Estavam presentes ao ato 30 desembargadores, juízes, servidores, políticos, membros da OAB, das polícias Militar e Civil, do Exército e da maçonaria.
À noite, o TJ-MG e a Amagis (Associação dos Magistrados Mineiros) fecharam o restaurante Lago, localizado no Lago Sul, em Brasília, para um "jantar de confraternização da inauguração do escritório".
São fortes as evidências de que a inauguração do escritório atende a outros interesses, além da representação administrativa do tribunal.
"A bancada mineira não abre mão de ter no Escritório de Representação do TJ-MG um apoio técnico, uma convivência fraterna, uma presença diária na construção das pautas que interessam a Minas Gerais e ao Brasil", disse o deputado federal Diego Andrade (PSD-MG).
Além de Andrade, participaram da inauguração os seguintes parlamentares mineiros:
Senador Carlos Viana (MDB-MG), representando o presidente do Senado, Rodrigo Pacheco (PSD); deputados federais Hercílio Coelho Diniz (MDB-MG); Eros Ferreira Biondini (PROS-MG); Fábio Ramalho (MDB-MG); Igor Tarciano Timo (PODE-MG); Marcelo Álvaro Antônio (PSL-MG); Mauro Ribeiro Lopes (MDB) e Wellington Prado (PROS-MG). Também esteve presente o deputado estadual Bruno Engler (PRTB).
São inconsistentes os argumentos para justificar a criação do escritório do TJ-MG em Brasília.
Opositores de Lemes atribuem a inauguração a um projeto pessoal do presidente, em final de mandato, para tentar obter a indicação para um cargo em tribunal superior. A conferir.
Eis como Gilson Lemes explica a iniciativa:
"Estaremos fisicamente mais próximos dos Tribunais Superiores, o que nos proporcionará um acompanhamento mais diuturno da fixação de teses jurídicas, medida imprescindível para a pacificação de inúmeras controvérsias, de maneira a oferecer mais segurança jurídica para nossas decisões".
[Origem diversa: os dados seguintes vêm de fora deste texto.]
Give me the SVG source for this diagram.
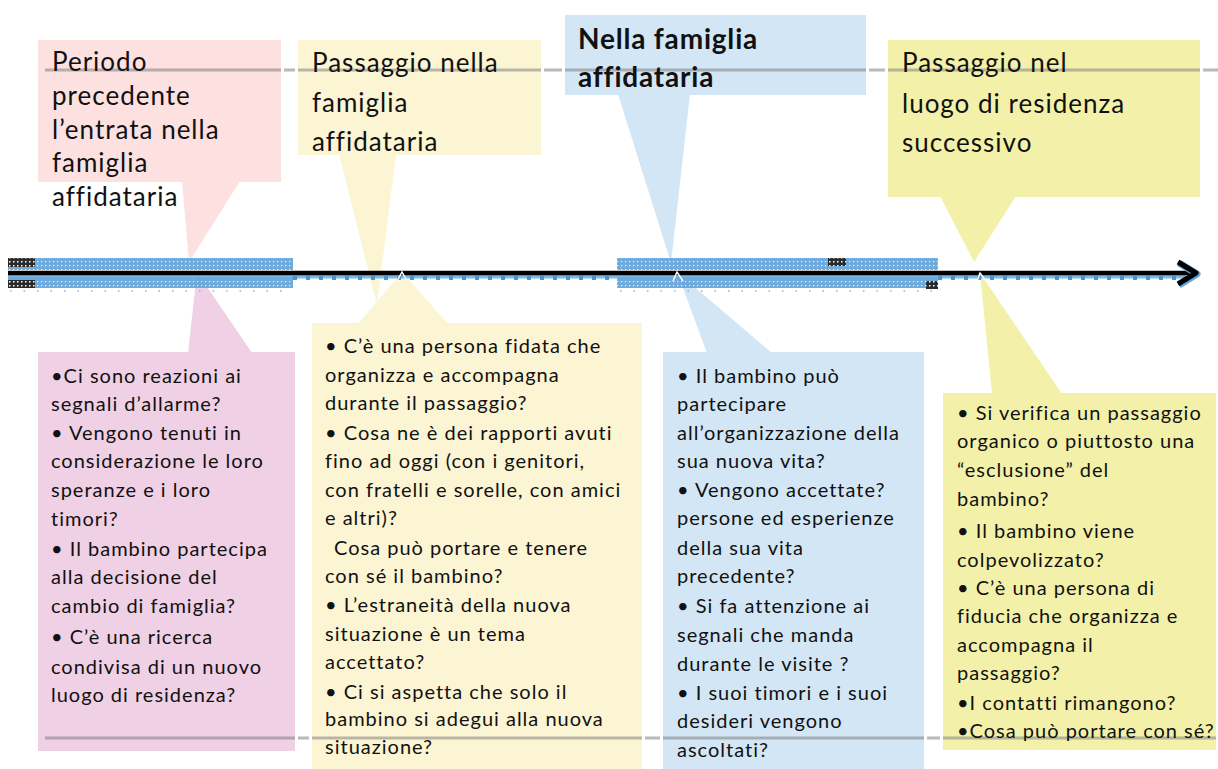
<svg xmlns="http://www.w3.org/2000/svg" width="1218" height="769" viewBox="0 0 1218 769">
<defs>
<style>
.title{font-family:Lato,"Open Sans",sans-serif;font-size:26px;fill:#111;letter-spacing:1px}
.btitle{font-family:Lato,"Open Sans",sans-serif;font-size:28px;font-weight:bold;fill:#111;letter-spacing:0.8px}
.body{font-family:Lato,"Open Sans",sans-serif;font-size:20px;fill:#111;letter-spacing:1px}
.pink{fill:#fde1e1}
.mauve{fill:#efd0e5}
.ly{fill:#fcf5d4}
.blue{fill:#d3e6f5}
.sy{fill:#f3f1a9}
.guide{stroke:#7f7f7f;stroke-opacity:0.55;stroke-width:3;fill:none}
.caret{stroke:#fff;stroke-width:1.5;fill:none}
</style>
<pattern id="dots" width="4" height="4" patternUnits="userSpaceOnUse">
<rect width="4" height="4" fill="#5ea2dc"/>
<rect x="1" y="1" width="1.2" height="1.2" fill="#e6f2fc"/>
</pattern>
<pattern id="darkdots" width="4" height="4" patternUnits="userSpaceOnUse">
<rect width="4" height="4" fill="#2a2a2a"/>
<rect x="1" y="1" width="1.5" height="1.5" fill="#ffffff"/>
</pattern>
</defs>
<rect width="1218" height="769" fill="#ffffff"/>

<g id="node-top-1">
<rect class="pink" x="38" y="40" width="243" height="142"/>
<polygon class="pink" points="182,181 240,181 189,262"/>
</g>
<g id="node-top-2">
<rect class="ly" x="298" y="40" width="243" height="115"/>
<polygon class="ly" points="339,154 396,154 377,305"/>
</g>
<g id="node-top-3">
<rect class="blue" x="565" y="15" width="301" height="80"/>
<polygon class="blue" points="618,94 690,94 671,263"/>
</g>
<g id="node-top-4">
<rect class="sy" x="888" y="40" width="312" height="157"/>
<polygon class="sy" points="940,196 1016,196 974,262"/>
</g>
<g id="node-bottom-1">
<rect class="mauve" x="38" y="352" width="257" height="399"/>
<polygon class="mauve" points="188,353 252,353 197,272"/>
</g>
<g id="node-bottom-2">
<rect class="ly" x="312" y="323" width="330" height="446"/>
<polygon class="ly" points="358,324 448,324 402,272"/>
</g>
<g id="node-bottom-3">
<rect class="blue" x="663" y="352" width="261" height="417"/>
<polygon class="blue" points="707,353 772,353 677,272"/>
</g>
<g id="node-bottom-4">
<rect class="sy" x="943" y="393" width="273" height="357"/>
<polygon class="sy" points="992,394 1062,394 980,273"/>
</g>

<g id="guides">
<path class="guide" d="M45 70H281M284 70H295M298 70H541M544 70H562M565 70H866M869 70H885M888 70H1200M1203 70H1218"/>
<path class="guide" d="M45 738H295M298 738H309M312 738H642M645 738H660M663 738H924M927 738H940M943 738H1216"/>
</g>

<g id="connectors">
<rect x="8" y="258" width="285" height="12" fill="url(#dots)" fill-opacity="0.9"/>
<rect x="8" y="277" width="285" height="11" fill="url(#dots)" fill-opacity="0.9"/>
<rect x="617" y="258" width="321" height="12" fill="url(#dots)" fill-opacity="0.9"/>
<rect x="617" y="277" width="321" height="11" fill="url(#dots)" fill-opacity="0.9"/>
<rect x="8" y="258" width="27" height="9" fill="url(#darkdots)"/>
<rect x="8" y="280" width="27" height="8" fill="url(#darkdots)"/>
<rect x="828" y="258" width="18" height="8" fill="url(#darkdots)"/>
<rect x="926" y="281" width="12" height="8" fill="url(#darkdots)"/>
<path d="M10 291H293M620 291H938" stroke="#7fb6e6" stroke-width="1.5" stroke-dasharray="1.5 12"/>
<path d="M8 275H1186" stroke="#5ea6dc" stroke-width="7" stroke-opacity="0.8"/>
<path d="M293 278H617M938 278H1180" stroke="#4a94d0" stroke-width="4" stroke-dasharray="4 9"/>
<path d="M8 273H1194" stroke="#000" stroke-width="4.5"/>
<polyline points="1179,263 1197,274 1179,285" fill="none" stroke="#5ea6dc" stroke-width="7" stroke-linejoin="round"/>
<polyline points="1178,262 1196,273 1178,284" fill="none" stroke="#000" stroke-width="5" stroke-linejoin="round"/>
<polyline class="caret" points="397,281 402,272 407,281"/>
<polyline class="caret" points="673,281 677,272 683,281"/>
<polyline class="caret" points="977,281 980,273 986,281"/>
</g>

<g id="text-top-1" class="title">
<text x="52" y="71">Periodo</text>
<text x="52" y="105">precedente</text>
<text x="52" y="139">l’entrata nella</text>
<text x="52" y="172">famiglia</text>
<text x="52" y="206">affidataria</text>
</g>
<g id="text-top-2" class="title">
<text x="312" y="72">Passaggio nella</text>
<text x="312" y="112">famiglia</text>
<text x="312" y="151">affidataria</text>
</g>
<g id="text-top-3" class="btitle">
<text x="578" y="49">Nella famiglia</text>
<text x="578" y="87">affidataria</text>
</g>
<g id="text-top-4" class="title">
<text x="902" y="72">Passaggio nel</text>
<text x="902" y="113">luogo di residenza</text>
<text x="902" y="152">successivo</text>
</g>

<g id="text-bottom-1" class="body">
<text x="51" y="383">•Ci sono reazioni ai</text>
<text x="51" y="411">segnali d’allarme?</text>
<text x="51" y="440">• Vengono tenuti in</text>
<text x="51" y="468">considerazione le loro</text>
<text x="51" y="497">speranze e i loro</text>
<text x="51" y="526">timori?</text>
<text x="51" y="556">• Il bambino partecipa</text>
<text x="51" y="584">alla decisione del</text>
<text x="51" y="613">cambio di famiglia?</text>
<text x="51" y="644">• C’è una ricerca</text>
<text x="51" y="674">condivisa di un nuovo</text>
<text x="51" y="702">luogo di residenza?</text>
</g>
<g id="text-bottom-2" class="body">
<text x="325" y="353">• C’è una persona fidata che</text>
<text x="325" y="382">organizza e accompagna</text>
<text x="325" y="410">durante il passaggio?</text>
<text x="325" y="440">• Cosa ne è dei rapporti avuti</text>
<text x="325" y="468">fino ad oggi (con i genitori,</text>
<text x="325" y="497">con fratelli e sorelle, con amici</text>
<text x="325" y="525">e altri)?</text>
<text x="334" y="555">Cosa può portare e tenere</text>
<text x="325" y="583">con sé il bambino?</text>
<text x="325" y="612">•  L’estraneità della nuova</text>
<text x="325" y="641">situazione è un tema</text>
<text x="325" y="669">accettato?</text>
<text x="325" y="699">• Ci si aspetta che solo il</text>
<text x="325" y="726">bambino si adegui alla nuova</text>
<text x="325" y="754">situazione?</text>
</g>
<g id="text-bottom-3" class="body">
<text x="677" y="383">• Il bambino può</text>
<text x="677" y="411">partecipare</text>
<text x="677" y="440">all’organizzazione della</text>
<text x="677" y="468">sua nuova vita?</text>
<text x="677" y="497">• Vengono accettate?</text>
<text x="677" y="525">persone ed esperienze</text>
<text x="677" y="555">della sua vita</text>
<text x="677" y="583">precedente?</text>
<text x="677" y="613">• Si fa attenzione ai</text>
<text x="677" y="642">segnali che manda</text>
<text x="677" y="671">durante le visite ?</text>
<text x="677" y="700">• I suoi timori e i suoi</text>
<text x="677" y="728">desideri vengono</text>
<text x="677" y="757">ascoltati?</text>
</g>
<g id="text-bottom-4" class="body">
<text x="957" y="420">• Si verifica un passaggio</text>
<text x="957" y="448">organico o piuttosto una</text>
<text x="957" y="477">“esclusione” del</text>
<text x="957" y="506">bambino?</text>
<text x="957" y="538">•  Il bambino viene</text>
<text x="957" y="567">colpevolizzato?</text>
<text x="957" y="595">• C’è una persona di</text>
<text x="957" y="623">fiducia che organizza e</text>
<text x="957" y="652">accompagna il</text>
<text x="957" y="680">passaggio?</text>
<text x="957" y="710">•I contatti rimangono?</text>
<text x="957" y="738">•Cosa può portare con sé?</text>
</g>
</svg>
O ministro mineiro João Otávio de Noronha, ex-presidente do STJ (Superior Tribunal de Justiça), diz que "os tribunais de justiça precisam de um canal na capital do País".
Este blog consultou 16 tribunais (14 estaduais e 2 regionais federais). Nenhum criou canal semelhante.
Segundo Noronha, a inauguração "abre um elo de comunicação e diálogo do Tribunal e dos órgãos constituídos em Brasília e é motivo de orgulho e esperança".
Para ele, "é importante um espaço no qual os magistrados possam trabalhar, se reunir, preparar e planejar ações de âmbito nacional e de questões da Justiça mineira em interlocução com o Judiciário nacional".
Espaços ociosos
O governador mineiro Romeu Zema (Novo) diz que "esse espaço vai significar mais agilidade e maior acesso às instâncias superiores" (...) "muitos assuntos que hoje talvez demandem meses para serem solucionados, poderão ser resolvidos em dias".
Para manter esse espaço, o TJ-MG pagará aluguel de R$ 607 mil (em cinco anos) à CNC (Confederação Nacional do Comércio). A locadora (CNC) foi representada por uma imobiliária que faz gestão patrimonial para corporações em Brasília .
O Estado de Minas Gerais poderia ceder espaço ocioso nos dois andares que possui no Edifício JK, em Brasília, pois muitos servidores foram dispensados ou devolvidos a BH. Esse imóvel fica próximo ao Edifício CNC, onde funcionará o escritório do tribunal mineiro, no Setor Bancário Norte.
No dia da inauguração, o presidente do TRE-MG, desembargador Marcos Lincoln, que visitara as instalações na véspera, afirmou o seguinte:
"Nesta manhã, já participei, remotamente, de uma sessão de julgamento da 11ª Câmara Cível, o que foi possível graças a esta estrutura." (...) "Acredito que [o escritório] será de enorme valia e importância para o Tribunal e para órgãos parceiros, como a Associação dos Magistrados Mineiros (Amagis), que poderão compartilhar deste espaço."
O presidente do TRE-MG pode participar de sessão remota de julgamento no próprio tribunal, em Belo Horizonte, ou em casa.
Antonio Anastasia, ministro do TCU, disse que o escritório poderá levar "rapidamente" um memorial aos tribunais superiores. (...) "Existem os meios virtuais, é claro, mas eles não substituem o olho no olho, a presença física para ter aquela palavra pessoal, que é decisiva."
Os chamados embargos auriculares que Anastasia sugere são práticas de advogados. Quem representa os tribunais estaduais nas cortes superiores são as Procuradorias dos Estados.